If someone drew a MAD map of the U.S.A. for August 2009, its center would be in Ojai, where the Ojai Valley Museum (OVM) has organized an entertaining and historical retrospective of the work of one of MAD Magazine‘s most prolific and distinctive artists, Sergio Aragones. OVM creative director Fred Kidder and exhibit designer Roger Conrad have collaborated directly with Aragones, who lives in Ojai, to create an artist’s world in miniature, including glimpses of every imaginable aspect of the creative process. To add to the MADcap fun of this show, alongside the traditional informational wall cards of an art exhibit, viewers get a number of drawings done right on the walls by Aragones himself. These not-so-minor masterpieces of marginalia are just as irreverent as the ones that Aragones has been publishing as his signature contribution to MAD for decades. To imagine the artist prowling around the installation of the show, pen in hand and ready to strike, is a fair symbol of the man’s approach to his art. For Aragones, there always seems to be more fun to be had, more jokes to be made, and more drawing to do.

A portrait of the artist, carrying a very big pencil or as a very small person-take your pick.

Because the museum has had such unparalleled access not only to the artist, but also to his studio and collections, the show includes some great materials that offer important context for the work as a whole. For instance, in the space adjacent to the main room, a substantial group of original comics by other artists who influenced Aragones can be seen. Many of these sheets are original artwork, and they often include personal inscriptions. Upon entering the main space, one sees immediately how crucial the process of copying others’ work is to the early development of a cartoonist, as several of the figures from the influences section-Hekyll and Jekyll, The Gumps-reappear in Aragones’s doodling from his school notebooks.

Once he gets going as a professional artist, Aragones becomes an unstoppable force of visual creativity, and from MAD to Groo the Wanderer and beyond, his drawing appears to come as naturally to him as breathing.

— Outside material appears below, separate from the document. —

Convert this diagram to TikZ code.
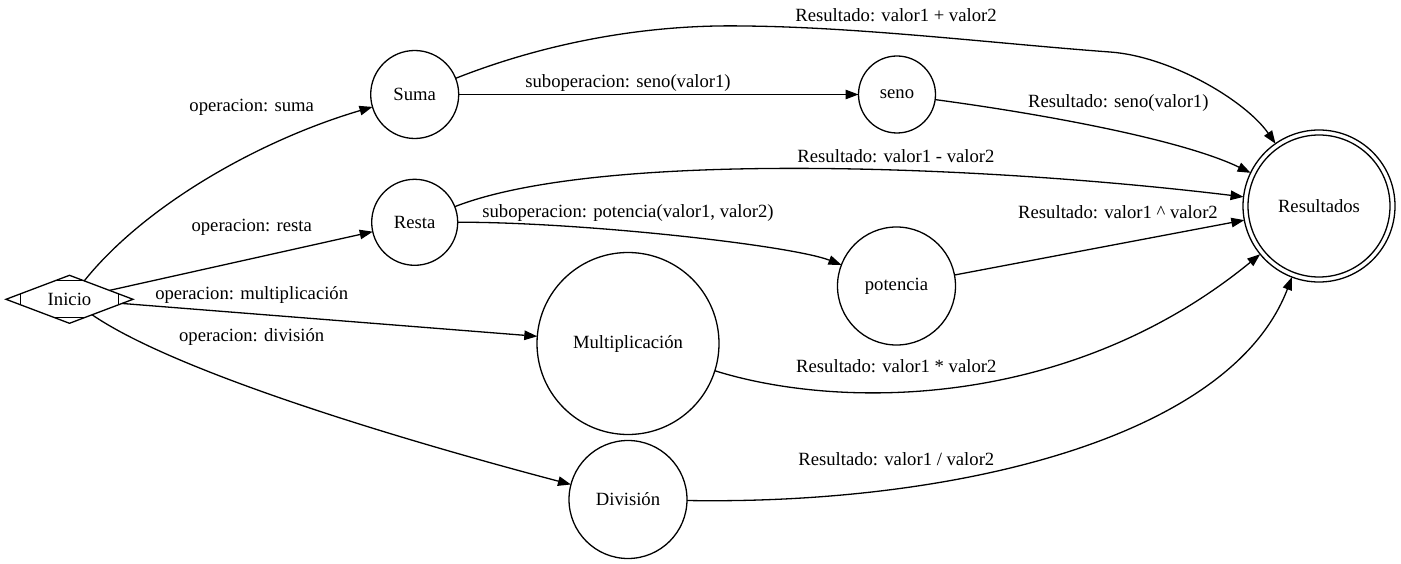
\documentclass[tikz,border=0pt]{standalone}
\usepackage{fontspec}
\setmainfont{Liberation Serif}
\usetikzlibrary{arrows.meta,shapes.geometric,calc}
\begin{document}
\begin{tikzpicture}[x=1pt,y=-1pt,
  every node/.style={font=\fontsize{18.67}{22}\selectfont, inner sep=0pt, outer sep=0pt},
  state/.style={circle, draw, line width=1.3pt, minimum size=#1},
  startnode/.style={diamond, draw, line width=1.3pt, aspect=2.65, minimum width=127pt, minimum height=48pt},
  lbl/.style={text height=13pt, text depth=4pt},
  conn/.style={line width=1.3pt, -{Triangle[length=13pt,width=9.5pt]}},
  cornerline/.style={line width=1.3pt}
]
\useasboundingbox (0,0) rectangle (1401,564);

% nodes
\node[startnode] (ini) at (69.5,299.3) {Inicio};
\draw[cornerline] ($(ini.north)+(-14.5,5.5)$) -- ($(ini.north)+(14.5,5.5)$);
\draw[cornerline] ($(ini.south)+(-14.5,-5.5)$) -- ($(ini.south)+(14.5,-5.5)$);
\draw[cornerline] ($(ini.west)+(14.5,-5.5)$) -- ($(ini.west)+(14.5,5.5)$);
\draw[cornerline] ($(ini.east)+(-14.5,-5.5)$) -- ($(ini.east)+(-14.5,5.5)$);

\node[state=88pt] (suma) at (414.7,94.5) {Suma};
\node[state=77pt] (seno) at (897,94.5) {seno};
\node[state=86pt] (resta) at (414.7,222.3) {Resta};
\node[state=118pt] (pot) at (896.5,286) {potencia};
\node[state=182pt] (mult) at (628,343.5) {Multiplicación};
\node[state=118pt] (div) at (628,499.5) {División};
\node[state=152pt] (res) at (1319,206) {Resultados};
\draw[line width=1.3pt] (res.center) circle[radius=71pt];

% connectors
\draw[conn] (ini) .. controls (145,205) and (260,140) .. (suma);
\draw[conn] (ini) -- (resta);
\draw[conn] (ini) -- (mult);
\draw[conn] (ini) .. controls (180,375) and (421,445) .. (div);
\draw[conn] (suma) -- (seno);
\draw[conn] (suma) .. controls (540,45) and (640,24) .. (744,26)
  .. controls (860,27) and (1000,44) .. (1110,52)
  .. controls (1170,56.3) and (1245,100) .. (res);
\draw[conn] (seno) .. controls (1050,115) and (1184,140.5) .. (res);
\draw[conn] (resta) .. controls (600,150) and (980,165) .. (res);
\draw[conn] (resta) .. controls (580,222) and (790,245) .. (pot);
\draw[conn] (pot) -- (res);
\draw[conn] (mult) .. controls (840,410) and (1070,410) .. (res);
\draw[conn] (div) .. controls (950,505) and (1230,440) .. (res);

% labels
\node[lbl] (l1) at (251.7,106.7) {operacion: suma};
\node[lbl] (l2) at (251.7,226.7) {operacion: resta};
\node[lbl] (l3) at (251.7,295) {operacion: multiplicación};
\node[lbl] (l4) at (251.7,336.7) {operacion: división};
\node[lbl] (l5) at (628,83.3) {suboperacion: seno(valor1)};
\node[lbl] (l6) at (628,213) {suboperacion: potencia(valor1, valor2)};
\node[lbl] (l7) at (896,16.7) {Resultado: valor1 + valor2};
\node[lbl] (l8) at (1118.3,103.3) {Resultado: seno(valor1)};
\node[lbl] (l9) at (896,158) {Resultado: valor1 - valor2};
\node[lbl] (l10) at (1118,214) {Resultado: valor1 \^{} valor2};
\node[lbl] (l11) at (896.3,368.3) {Resultado: valor1 * valor2};
\node[lbl] (l12) at (896.3,460.7) {Resultado: valor1 / valor2};
\end{tikzpicture}
\end{document}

It’s Aragones’s genius for physical comedy based on unexpected uses of space that keeps coming back to the viewer as one moves through the gallery. And the exhibit itself winds its way through the artist’s career, from the fascinating storyboard sketches he submitted to MAD to the marginalia, and then to the sumptuous detail of his large tableau, such as the giant drawing of Hollywood that Aragones produced for the trade magazine of cartoonists, the Reuben Journal, just this spring. Like these giant tableaus, this exhibit teems with life.